==== DATA TO PROCESS

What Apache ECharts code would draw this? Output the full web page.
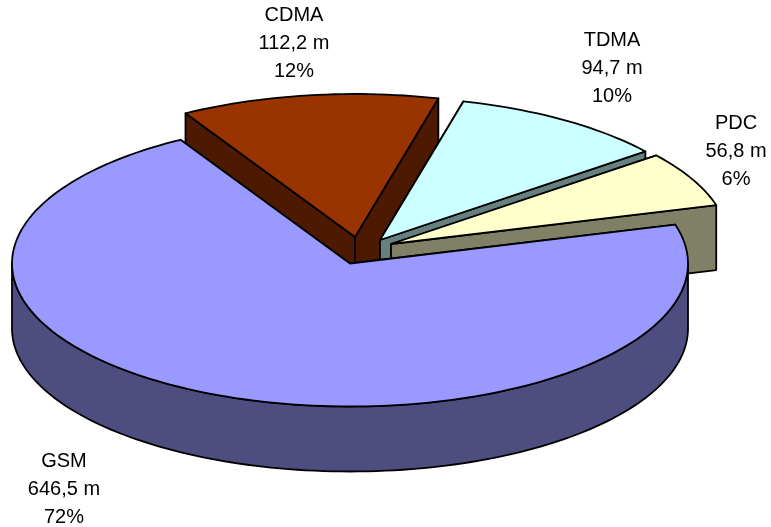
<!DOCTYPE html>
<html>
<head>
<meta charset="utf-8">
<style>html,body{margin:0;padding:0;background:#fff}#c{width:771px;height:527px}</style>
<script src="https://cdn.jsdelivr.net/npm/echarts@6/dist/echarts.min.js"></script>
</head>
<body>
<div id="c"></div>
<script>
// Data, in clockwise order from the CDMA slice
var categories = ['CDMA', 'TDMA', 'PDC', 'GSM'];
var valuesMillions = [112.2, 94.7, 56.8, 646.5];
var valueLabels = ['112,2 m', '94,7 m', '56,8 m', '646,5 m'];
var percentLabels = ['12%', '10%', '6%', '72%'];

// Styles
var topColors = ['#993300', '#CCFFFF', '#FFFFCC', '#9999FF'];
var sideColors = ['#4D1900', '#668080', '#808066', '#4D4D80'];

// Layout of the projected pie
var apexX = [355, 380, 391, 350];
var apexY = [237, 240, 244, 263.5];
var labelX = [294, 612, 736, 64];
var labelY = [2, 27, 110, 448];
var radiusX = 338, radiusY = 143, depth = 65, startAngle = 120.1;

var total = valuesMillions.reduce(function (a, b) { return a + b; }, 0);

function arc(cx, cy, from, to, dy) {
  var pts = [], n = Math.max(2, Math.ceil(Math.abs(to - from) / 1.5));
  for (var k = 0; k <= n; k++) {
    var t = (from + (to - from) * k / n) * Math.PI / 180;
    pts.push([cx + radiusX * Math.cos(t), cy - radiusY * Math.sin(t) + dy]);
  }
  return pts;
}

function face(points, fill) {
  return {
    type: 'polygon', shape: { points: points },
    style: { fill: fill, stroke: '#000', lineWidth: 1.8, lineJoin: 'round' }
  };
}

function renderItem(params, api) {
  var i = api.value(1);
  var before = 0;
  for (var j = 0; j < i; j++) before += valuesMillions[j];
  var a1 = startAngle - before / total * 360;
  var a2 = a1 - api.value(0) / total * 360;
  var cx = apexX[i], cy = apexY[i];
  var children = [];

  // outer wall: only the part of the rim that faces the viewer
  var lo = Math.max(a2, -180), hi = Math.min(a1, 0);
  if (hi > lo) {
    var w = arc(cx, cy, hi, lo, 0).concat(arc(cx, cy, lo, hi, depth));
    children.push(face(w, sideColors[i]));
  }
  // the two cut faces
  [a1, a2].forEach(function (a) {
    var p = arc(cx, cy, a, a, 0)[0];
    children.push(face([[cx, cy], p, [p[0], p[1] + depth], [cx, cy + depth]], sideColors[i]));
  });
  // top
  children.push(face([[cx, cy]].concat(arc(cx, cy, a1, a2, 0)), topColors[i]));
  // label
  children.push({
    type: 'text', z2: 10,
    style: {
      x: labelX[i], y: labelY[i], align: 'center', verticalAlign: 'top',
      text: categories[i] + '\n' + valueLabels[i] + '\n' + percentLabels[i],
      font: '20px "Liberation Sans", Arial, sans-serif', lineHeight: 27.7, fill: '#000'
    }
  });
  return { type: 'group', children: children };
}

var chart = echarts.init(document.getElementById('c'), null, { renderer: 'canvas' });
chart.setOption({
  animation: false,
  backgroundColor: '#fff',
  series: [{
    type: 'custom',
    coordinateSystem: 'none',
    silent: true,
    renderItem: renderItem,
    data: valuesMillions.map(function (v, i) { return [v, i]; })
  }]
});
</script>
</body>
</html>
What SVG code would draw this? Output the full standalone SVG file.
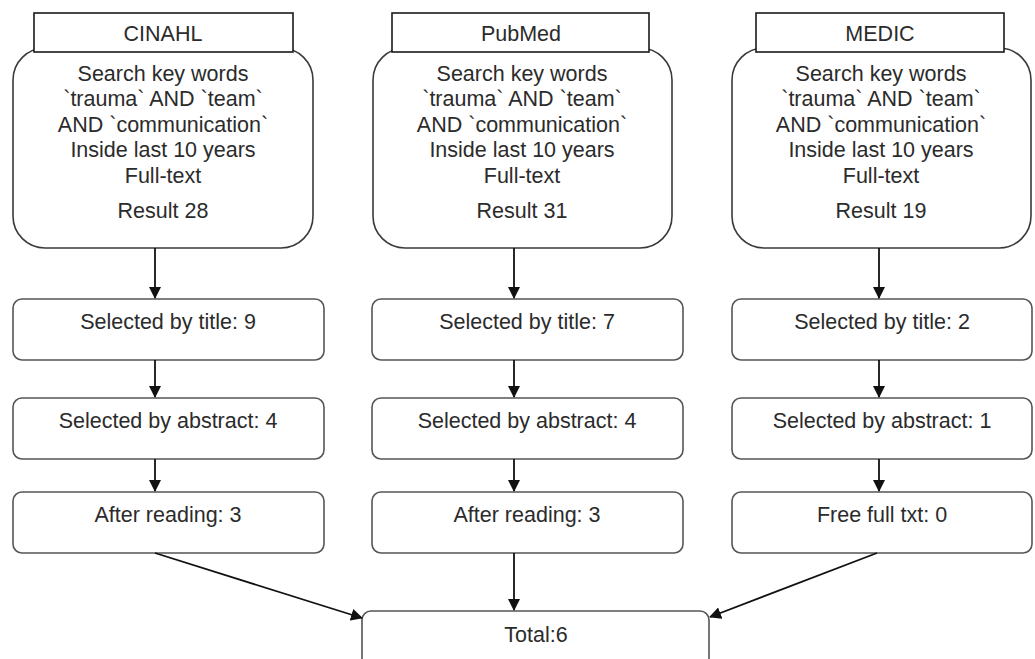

========

BRIEF: Repeat the material above in full and exactly, omitting the pictures.

ANSWER:
What Apache ECharts code would draw this? Output the full web page.
<!DOCTYPE html>
<html>
<head>
<meta charset="utf-8">
<style>html,body{margin:0;padding:0;background:#fff}#c{width:771px;height:527px}</style>
<script src="https://cdn.jsdelivr.net/npm/echarts@6/dist/echarts.min.js"></script>
</head>
<body>
<div id="c"></div>
<script>
// Data, in clockwise order from the CDMA slice
var categories = ['CDMA', 'TDMA', 'PDC', 'GSM'];
var valuesMillions = [112.2, 94.7, 56.8, 646.5];
var valueLabels = ['112,2 m', '94,7 m', '56,8 m', '646,5 m'];
var percentLabels = ['12%', '10%', '6%', '72%'];

// Styles
var topColors = ['#993300', '#CCFFFF', '#FFFFCC', '#9999FF'];
var sideColors = ['#4D1900', '#668080', '#808066', '#4D4D80'];

// Layout of the projected pie
var apexX = [355, 380, 391, 350];
var apexY = [237, 240, 244, 263.5];
var labelX = [294, 612, 736, 64];
var labelY = [2, 27, 110, 448];
var radiusX = 338, radiusY = 143, depth = 65, startAngle = 120.1;

var total = valuesMillions.reduce(function (a, b) { return a + b; }, 0);

function arc(cx, cy, from, to, dy) {
  var pts = [], n = Math.max(2, Math.ceil(Math.abs(to - from) / 1.5));
  for (var k = 0; k <= n; k++) {
    var t = (from + (to - from) * k / n) * Math.PI / 180;
    pts.push([cx + radiusX * Math.cos(t), cy - radiusY * Math.sin(t) + dy]);
  }
  return pts;
}

function face(points, fill) {
  return {
    type: 'polygon', shape: { points: points },
    style: { fill: fill, stroke: '#000', lineWidth: 1.8, lineJoin: 'round' }
  };
}

function renderItem(params, api) {
  var i = api.value(1);
  var before = 0;
  for (var j = 0; j < i; j++) before += valuesMillions[j];
  var a1 = startAngle - before / total * 360;
  var a2 = a1 - api.value(0) / total * 360;
  var cx = apexX[i], cy = apexY[i];
  var children = [];

  // outer wall: only the part of the rim that faces the viewer
  var lo = Math.max(a2, -180), hi = Math.min(a1, 0);
  if (hi > lo) {
    var w = arc(cx, cy, hi, lo, 0).concat(arc(cx, cy, lo, hi, depth));
    children.push(face(w, sideColors[i]));
  }
  // the two cut faces
  [a1, a2].forEach(function (a) {
    var p = arc(cx, cy, a, a, 0)[0];
    children.push(face([[cx, cy], p, [p[0], p[1] + depth], [cx, cy + depth]], sideColors[i]));
  });
  // top
  children.push(face([[cx, cy]].concat(arc(cx, cy, a1, a2, 0)), topColors[i]));
  // label
  children.push({
    type: 'text', z2: 10,
    style: {
      x: labelX[i], y: labelY[i], align: 'center', verticalAlign: 'top',
      text: categories[i] + '\n' + valueLabels[i] + '\n' + percentLabels[i],
      font: '20px "Liberation Sans", Arial, sans-serif', lineHeight: 27.7, fill: '#000'
    }
  });
  return { type: 'group', children: children };
}

var chart = echarts.init(document.getElementById('c'), null, { renderer: 'canvas' });
chart.setOption({
  animation: false,
  backgroundColor: '#fff',
  series: [{
    type: 'custom',
    coordinateSystem: 'none',
    silent: true,
    renderItem: renderItem,
    data: valuesMillions.map(function (v, i) { return [v, i]; })
  }]
});
</script>
</body>
</html>
What SVG code would draw this? Output the full standalone SVG file.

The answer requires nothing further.